Nach dem Schlusspfiff wurde es kurze Zeit recht still, trotz der Rückkehr der Fans. So still, dass man sogar hören konnte, wie still draußen die arg verfeindeten 1860-Fans geworden waren, die am nahe gelegenen Grünspitz auf die Aufstiegs-Relegation gehofft hatten. Übrigens waren auch auf der Haupttribüne einige Anhänger der Mannschaft zurückgekehrt, die lange nicht da gewesen waren: Oliver Batista Meier zum Beispiel oder auch der zuletzt nach Parma verliehene Joshua Zirkzee.

Spieler der Meistermannschaft im vergangenen Jahr. Auch sie nahmen es auf den Rasen stierend und stumm hin, dass die Zeit von Bayerns U23 im Profifußball nach zwei Jahren erst einmal wieder beendet ist.

Immerhin, einige Fans spendeten am Schluss noch ein wenig tröstenden Applaus. Und Jochen Sauer, Leiter am Nachwuchs-Campus der Bayern, gab nach dem Spiel bekannt, gleich wieder angreifen zu wollen.
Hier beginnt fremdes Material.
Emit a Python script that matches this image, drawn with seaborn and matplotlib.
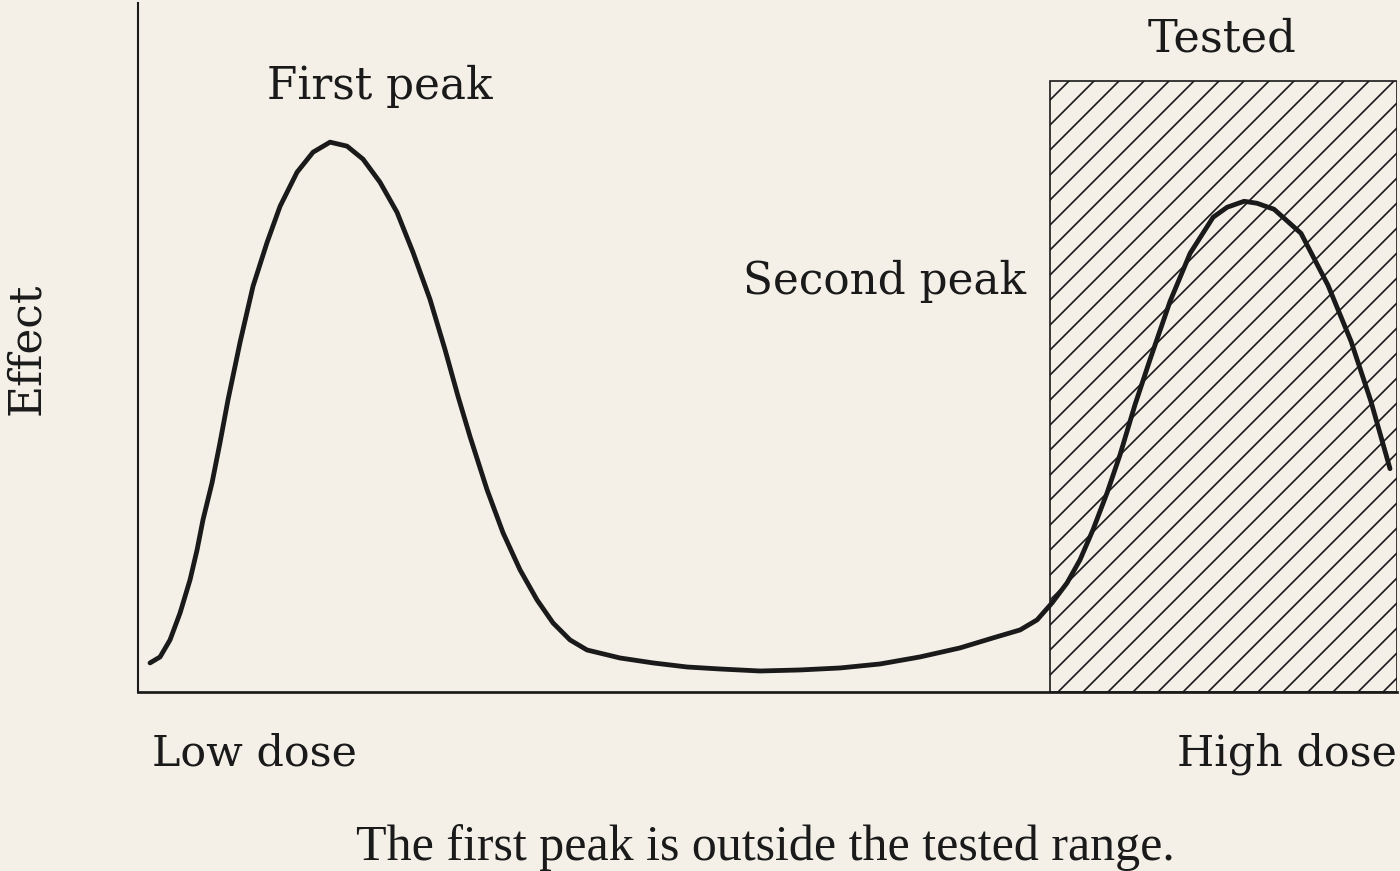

Wie der künftige Kader aussehen wird, werde in den kommenden Tagen besprochen. So muss zum Beispiel noch geklärt werden, ob Abwehrchef Nicolas Feldhahn, 34, noch einmal um ein Jahr verlängert, sein Vertrag läuft Ende Juni aus. Dahinter steht auch die größere Frage, wie stark die Verantwortlichen den eigenen Jugendlichen vertrauen wollen bei dem Unternehmen, sich wieder aus dem Amateurfußball herauszuspielen.